Date on Master's Thesis/Doctoral Dissertation

8-2019

Document Type

Doctoral Dissertation

Degree Name

Ph. D.

Department

Urban and Public Affairs

Degree Program

Urban and Public Affairs, PhD

Committee Chair

Walker, Margath

Committee Co-Chair (if applicable)

Imbroscio, David

Committee Member

Imbroscio, David

Committee Member

Kinahan, Kelly

Committee Member

Deck, Stacy

Author's Keywords

fair housing; fair housing act of 1968; housing policy; critical discourse analysis; AFFH; housing segregation

Abstract

This qualitative research project is an immersion into the beliefs, ideas, meanings, values, and feelings of actors engaged in shaping local housing policies.

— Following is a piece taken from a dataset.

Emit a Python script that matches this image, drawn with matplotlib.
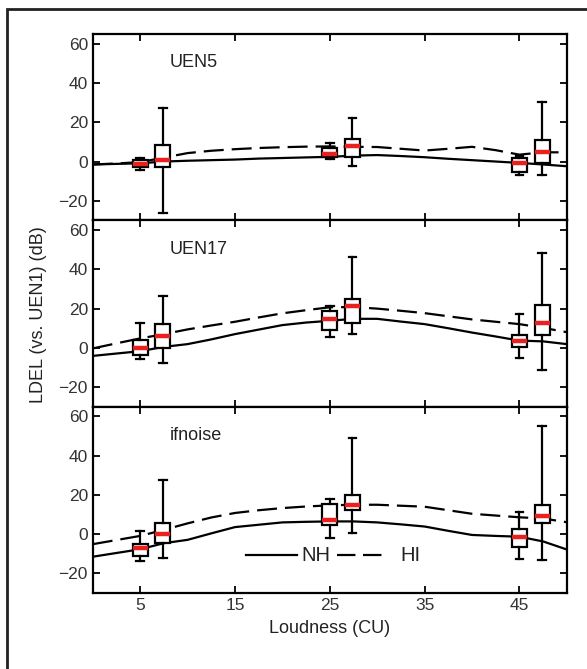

The dissertation examines how discourse constitutes and shapes the knowledge of policy actors engaged in fair housing policies and practices in Louisville, Kentucky. I argue that policy discourse is the site where social problems become framed, bounded, and transformed into action. Therefore, if the objective of the Fair Housing Act’s mandate for HUD and its recipients is to operate programs in a manner that “affirmatively furthers fair housing” (AFFH), it is essential to understand the discursive acts and social practices shaping policy. The analytical framework for this research applies a “critical lens” by using Critical Discourse Analysis (CDA) to study how meaning within housing policy practices is produced, reproduced, and transformed through language and discourse between policy actors. The research design involves a mixed-methods approach including semi-structured interviews with key policy actors to verify and establish context and textual analysis of key housing policy documents and related local news stories with a fair housing element since 2003. Findings of the research demonstrate the roles that power, ideology, and veiled assumptions play in directing local implementation of the Fair Housing Act’s objectives, especially the AFFH mandate. I argue that discursive strategies, such as ensuring “choice” and pursuing “dispersal” outcomes, contribute to sustaining power, ideology, and veiled assumptions that continue to limit local implementation of the Fair Housing Act’s objectives, especially the AFFH mandate. I find that policy actors advocating for fair housing have been able to contest and resist the dominant discourses through raising awareness of the legacy and enduring consequences related to housing segregation and fostering a race-conscious policy approach. Through CDA, the research aims to fill a gap in the literature regarding the ways that assumed meanings and the actions of planners and housing policy actors have contributed to and perpetuated power struggles and a lack of progress on matters of housing justice.